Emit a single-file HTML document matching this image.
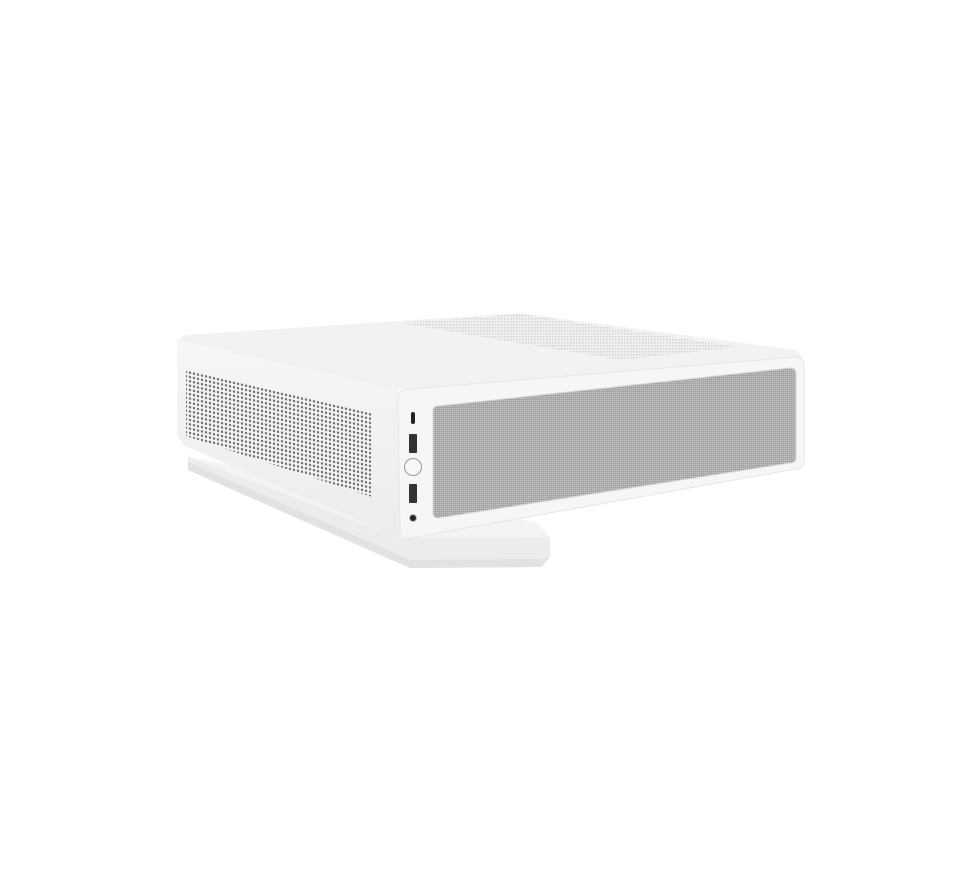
<!DOCTYPE html>
<html><head><style>html,body{margin:0;padding:0;background:#fff;width:960px;height:881px;overflow:hidden}</style></head>
<body>
<svg width="960" height="881" viewBox="0 0 960 881" xmlns="http://www.w3.org/2000/svg">
<defs>
<pattern id="dots" width="4" height="4.3" patternUnits="userSpaceOnUse" patternTransform="skewY(13)">
<rect width="4" height="4.3" fill="#f3f3f3"/><rect x="1" y="1" width="2" height="2.2" fill="#4a4a4a"/></pattern>
<pattern id="tdots" width="3" height="3" patternUnits="userSpaceOnUse"><rect width="3" height="3" fill="#f0f0f0"/><rect width="1.5" height="1.5" fill="#d2d2d2"/></pattern>
<pattern id="fab" width="2" height="2" patternUnits="userSpaceOnUse"><rect width="2" height="2" fill="#a6a6a6"/><rect width="1" height="1" fill="#cbcbcb"/></pattern>
<linearGradient id="lf" x1="0" y1="0" x2="0" y2="1"><stop offset="0" stop-color="#f6f6f6"/><stop offset="1" stop-color="#ececec"/></linearGradient>
</defs>
<polygon points="188,457 537,523 550,537 550,557 541,567 410,568 188,470" fill="#ececec"/>
<polygon points="188,457 537,523 550,537 400,538" fill="#f4f4f4"/>
<polygon points="188,462 410,560 541,559 550,557 541,567 410,568 188,470" fill="#e2e2e2"/>
<polygon points="177,340 398,390 400,538 185,446 177,436" fill="url(#lf)"/>
<polygon points="186,370 372,412 372,497 186,436" fill="url(#dots)" opacity="0.85"/>
<polygon points="177,340 185,335 520,313 795,350 804,358 398,390" fill="#f2f2f2"/>
<polygon points="400,323 520,314 740,347 620,360" fill="url(#tdots)"/>
<path d="M398,396 Q398,390 410,389 L796,357 Q804,357 804,366 L804,462 Q804,468 796,469 L410,538 Q400,539 400,530 Z" fill="#f6f6f6" stroke="#e6e6e6"/>
<path d="M433,411 Q433,406 438,406 L790,368 Q796,368 796,373 L796,458 Q796,463 790,463 L438,518 Q433,518 433,513 Z" fill="url(#fab)" stroke="#d8d8d8"/>
<rect x="411" y="412" width="4" height="12" rx="2" fill="#222"/>
<rect x="409" y="434" width="8" height="19" rx="1" fill="#333"/>
<circle cx="413" cy="467" r="8.5" fill="#f8f8f8" stroke="#999" stroke-width="1"/>
<rect x="409" y="484" width="8" height="19" rx="1" fill="#333"/>
<circle cx="413" cy="518" r="3.5" fill="#222" stroke="#bbb"/>
</svg>
</body></html>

◆ ◆ ◆ ◆ ◆

# To be done:
Make an exact copy of the listing above. Do not include the pictures.

# Exercise solution:
Emit a single-file HTML document matching this image.
<!DOCTYPE html>
<html><head><style>html,body{margin:0;padding:0;background:#fff;width:960px;height:881px;overflow:hidden}</style></head>
<body>
<svg width="960" height="881" viewBox="0 0 960 881" xmlns="http://www.w3.org/2000/svg">
<defs>
<pattern id="dots" width="4" height="4.3" patternUnits="userSpaceOnUse" patternTransform="skewY(13)">
<rect width="4" height="4.3" fill="#f3f3f3"/><rect x="1" y="1" width="2" height="2.2" fill="#4a4a4a"/></pattern>
<pattern id="tdots" width="3" height="3" patternUnits="userSpaceOnUse"><rect width="3" height="3" fill="#f0f0f0"/><rect width="1.5" height="1.5" fill="#d2d2d2"/></pattern>
<pattern id="fab" width="2" height="2" patternUnits="userSpaceOnUse"><rect width="2" height="2" fill="#a6a6a6"/><rect width="1" height="1" fill="#cbcbcb"/></pattern>
<linearGradient id="lf" x1="0" y1="0" x2="0" y2="1"><stop offset="0" stop-color="#f6f6f6"/><stop offset="1" stop-color="#ececec"/></linearGradient>
</defs>
<polygon points="188,457 537,523 550,537 550,557 541,567 410,568 188,470" fill="#ececec"/>
<polygon points="188,457 537,523 550,537 400,538" fill="#f4f4f4"/>
<polygon points="188,462 410,560 541,559 550,557 541,567 410,568 188,470" fill="#e2e2e2"/>
<polygon points="177,340 398,390 400,538 185,446 177,436" fill="url(#lf)"/>
<polygon points="186,370 372,412 372,497 186,436" fill="url(#dots)" opacity="0.85"/>
<polygon points="177,340 185,335 520,313 795,350 804,358 398,390" fill="#f2f2f2"/>
<polygon points="400,323 520,314 740,347 620,360" fill="url(#tdots)"/>
<path d="M398,396 Q398,390 410,389 L796,357 Q804,357 804,366 L804,462 Q804,468 796,469 L410,538 Q400,539 400,530 Z" fill="#f6f6f6" stroke="#e6e6e6"/>
<path d="M433,411 Q433,406 438,406 L790,368 Q796,368 796,373 L796,458 Q796,463 790,463 L438,518 Q433,518 433,513 Z" fill="url(#fab)" stroke="#d8d8d8"/>
<rect x="411" y="412" width="4" height="12" rx="2" fill="#222"/>
<rect x="409" y="434" width="8" height="19" rx="1" fill="#333"/>
<circle cx="413" cy="467" r="8.5" fill="#f8f8f8" stroke="#999" stroke-width="1"/>
<rect x="409" y="484" width="8" height="19" rx="1" fill="#333"/>
<circle cx="413" cy="518" r="3.5" fill="#222" stroke="#bbb"/>
</svg>
</body></html>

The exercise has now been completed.